For the fifth year in a row, the cornfield at Temple Hall Regional Park outside Leesburg has been carved into a convoluted pattern designed to keep families wandering through 10-foot cornstalks. The MAiZE, as it's known, has featured patterns with a pastoral theme in the past: the cow jumping over the moon, a horse pulling a wagon of pumpkins, "American Gothic." This year, however, organizers went with a more contemporary theme.

"We try to think of what might be popular," said Rick Stevens, Temple Hall Park manager. "The Redskins and Joe Gibbs have received a lot of coverage, so it was like, well, some of the staff is Redskins fans."

This year, mazegoers can get lost in a corn football field, Joe Gibbs' sunglasses or even the words "Welcome Back Joe." Last year, more than 11,000 people navigated the maze.

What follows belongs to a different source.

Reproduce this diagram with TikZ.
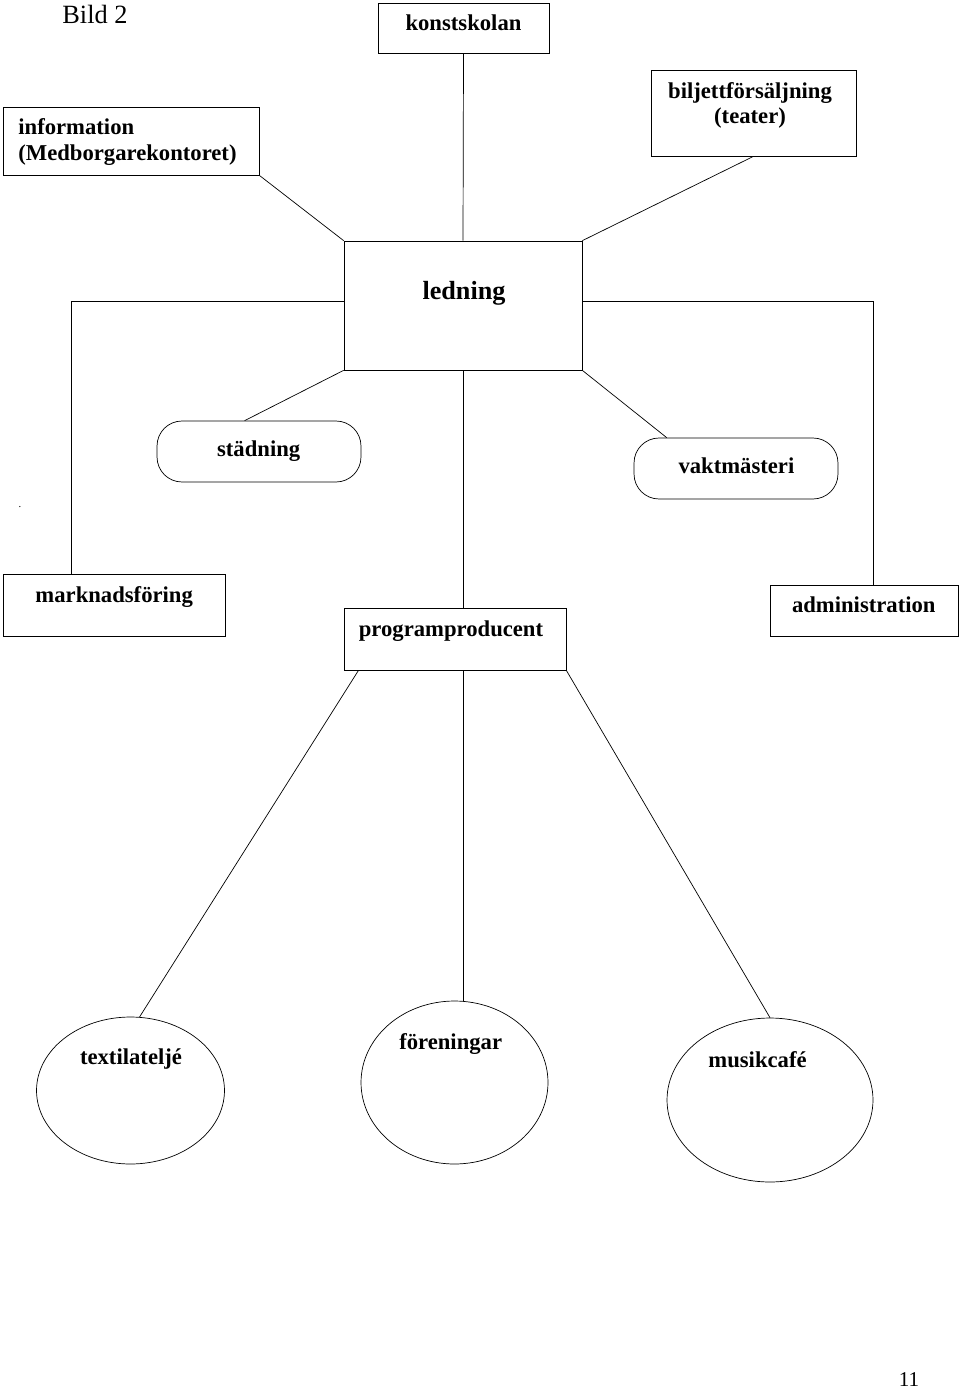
\documentclass[tikz,border=0pt]{standalone}
\usepackage{fontspec}
\setmainfont{Liberation Serif}
\usetikzlibrary{shapes.geometric}
\tikzset{
	line width = 1pt,
	font = \fontsize{12.9}{14.7}\selectfont\bfseries,
	box/.style={
		draw,
		rectangle,
		inner sep=0pt
	},
	pill/.style={
		draw,
		rectangle,
		rounded corners=.5cm,
		inner sep=0pt,
		minimum width=4.08cm,
		minimum height=1.22cm
	},
	blob/.style={
		draw,
		ellipse,
		inner sep=0pt
	},
	txt/.style={
		anchor=base,
		inner sep=0pt
	}
}

\begin{document}
\begin{tikzpicture}[x=.02cm, y=-.02cm]
		\useasboundingbox (0,0) rectangle (960,1389);
		% top row
		\node[box, minimum width=3.42cm, minimum height=1cm] at (463.5,28) (konst) {};
		\node[box, minimum width=5.12cm, minimum height=1.36cm] at (131,141) (info) {};
		\node[box, minimum width=4.1cm, minimum height=1.72cm] at (753.5,113) (bilj) {};
		\node[box, minimum width=4.76cm, minimum height=2.58cm] at (463,305.5) (ledning) {};
		% middle
		\node[pill] at (259,451.5) (stad) {};
		\node[pill] at (736,468.5) (vakt) {};
		\node[box, minimum width=4.44cm, minimum height=1.24cm] at (114,605) (mark) {};
		\node[box, minimum width=4.44cm, minimum height=1.24cm] at (455,639) (prog) {};
		\node[box, minimum width=3.76cm, minimum height=1.02cm] at (864,610.5) (adm) {};
		% bottom row
		\node[blob, minimum width=3.76cm, minimum height=2.94cm] at (130.5,1090.5) (textil) {};
		\node[blob, minimum width=3.74cm, minimum height=3.26cm] at (454.5,1082.5) (foren) {};
		\node[blob, minimum width=4.12cm, minimum height=3.28cm] at (770,1100) (musik) {};
		% texts
		\node[txt, anchor=base west, font=\fontsize{15}{18}\selectfont] at (62,23.3) (bild) {Bild 2};
		\node[txt] at (463.5,30.5) (konst-t) {konstskolan};
		\node[txt, anchor=base west, align=left] at (18,160.5) (info-t) {information\\(Medborgarekontoret)};
		\node[txt, align=center] at (750,124) (bilj-t) {biljettförsäljning\\(teater)};
		\node[txt, font=\fontsize{14.9}{17}\selectfont\bfseries] at (464,299) (ledning-t) {ledning};
		\node[txt] at (258.7,456.7) (stad-t) {städning};
		\node[txt] at (736.4,473.3) (vakt-t) {vaktmästeri};
		\node[txt, font=\fontsize{6}{6}\selectfont] at (20,507) (dot) {.};
		\node[txt] at (114.2,602.3) (mark-t) {marknadsföring};
		\node[txt] at (451,636) (prog-t) {programproducent};
		\node[txt] at (863.8,612.3) (adm-t) {administration};
		\node[txt] at (131,1064.3) (textil-t) {textilateljé};
		\node[txt] at (450.7,1049.3) (foren-t) {föreningar};
		\node[txt] at (757.5,1067.3) (musik-t) {musikcafé};
		\node[txt, font=\fontsize{12}{14}\selectfont] at (909,1386.7) (pnum) {11};
		% connectors
		\draw (konst.south) -- (ledning.north);
		\draw (info.south east) -- (ledning.north west);
		\draw (bilj.south) -- (ledning.north east);
		\draw (ledning.south west) -- (stad.115);
		\draw (ledning.south east) -- (vakt.156);
		\draw (ledning.178) -| (mark.144);
		\draw (ledning.2) -| (adm.71);
		\draw (ledning.south) -- (ledning.south |- prog.north);
		\draw (prog.198) -- (textil.83);
		\draw (ledning.south |- prog.south) -- (ledning.south |- foren.north);
		\draw (prog.south east) -- (musik.north);
	\end{tikzpicture}
\end{document}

The Temple Hall Farm staff hopes that the publicity from the theme — maybe a cutaway shot during halftime on a televised Redskins game, for example, will bring even more people to the MAiZE.

The MAiZE has become the largest fundraising effort at Temple Hall Farm, a working farm that was bequested to the regional park authority by the late A.V. Symington, who lived there for 40 years.

SO HOW DOES an 11-acre cornfield become a maze cut in the shape of Joe Gibbs' head?

It helps to have a world-class cornfield maze designer on your side.

Brett Herbst founded the design company MAiZE in 1996. Located in American Fork, Utah, Herbst's company has designed over 625 mazes all over the world. Temple Hall Farm has worked with him since starting its own maze in 1999.

"You can always take the boy out of the farm, but you can't take the farm out of the boy," said Herbst, who grew up on his father's farm but left to attend Brigham Young University and work in agribusiness before founding the company.

According to Herbst, just about any pattern is possible.

"We've done a little bit of all sorts of stuff," he said, including mazes in the shapes of President George Bush and U.S. Sen. John Kerry.

"Some people have exactly what they want," he said. In Temple Hall Farm's case, creating the maze is "a collaborative effort" mostly done over email.

After determining a final pattern (mapped out on a computer), Herbst's staff flew out to Temple Hall Farm to stake out the cornfield. At that point, not long after the corn is planted in the third week of June, the cornstalks are only about a foot in height, making the process a bit more manageable.

The entire 11 acres is cordoned off into an grid, and workers cut the cornstalks according to the plan.

"They take it section by section and go from 8.5 by 11 [inches] to 450 by 1,000 [feet]," said Stevens.

A LITTLE FOOTBALL knowledge will help mazers conquer the cornfield, as trivia questions will give hints at crucial junctions. The MAiZE will be open on Fridays from 4 p.m. to 10 p.m., Saturdays from 10 a.m. to 10 p.m., Sundays from 11 a.m. to 6 p.m. and Columbus Day Monday. Admission is $7 for adults, $5 for children ages 6 to 11, and free for children 5 and under. The MAiZE will be open weekends until Oct. 31.